Open nicholasschwab opened 5 years ago

nicholasschwab commented 5 years ago

dear mikhail,

great program! we would love to try this out in our data sets. however, it seems like the advanced pipeline from the preprint did not make it into the released version yet? could you maybe advice how to incorporate the advanced version, because we struggle with differences in sequencing depth.

best regards, nicholas.

pogorely commented 5 years ago

Hi, Nicholas! Indeed, the advanced pipeline will be released soon. But in my experience, the advanced pipeline does not help with the issue of varying sequencing depth. This happens because greater sequencing depth leads to a larger number of observed clonotypes, and thus larger power to detect clonotypes enriched with neighbors in both pipelines (e.g. in low depth sample you will not find some significant results, just because you do not sample the neighbors).

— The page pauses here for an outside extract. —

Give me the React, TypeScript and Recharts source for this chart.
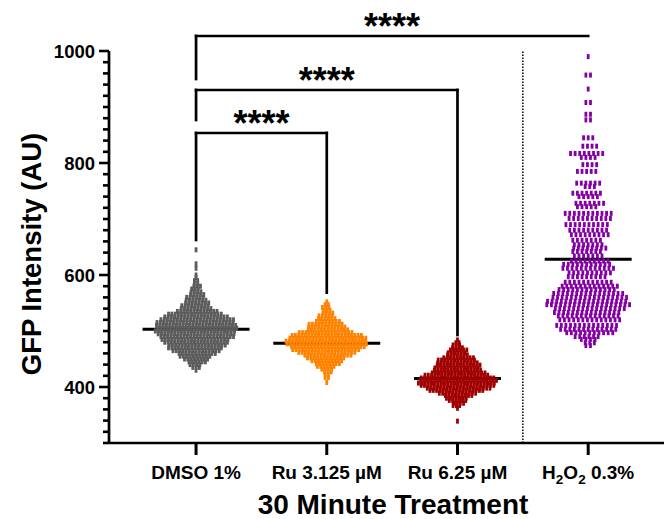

I advise to subsample data to same depth somehow (i.e. to the comparable number of total unique nucleotide sequences), and then run the algorithm. Another option is to normalize the algorithm output to be less dependent on sequencing depth (in the paper we normalize a number of hits by total number of unique clonotypes in each repertoire). Cumulative fraction of repertoire occupied by hits should be also less dependent on sequencing depth than the absolute number of hits. And finally, you could also look at TCR amino acid sequence of hits and its features (i.e. sequence sharing between samples of the same condition), this is also should be less dependent on depth.

Hope that helps.

Best, Misha

nicholasschwab commented 5 years ago

Dear Misha, thanks for the response. We tried to normalize using a fixed amount of sequences (e.g. top10000 or top50000 sequences by rank), but to no avail, there are still more Alice hits corresponding to the original sequencing depth of the file. Same with normalization by dividing by number of unique sequences. We are now in the process of trying the third option (looking at their features) to see, if we can find something of interest.

Looking forward to the updates, best regards! Nicholas.

starenki commented 4 years ago

Hi Mikhail, I'm also very interested in trying the advanced version of the ALICE pipeline. Are you still planning to release it? Thank you.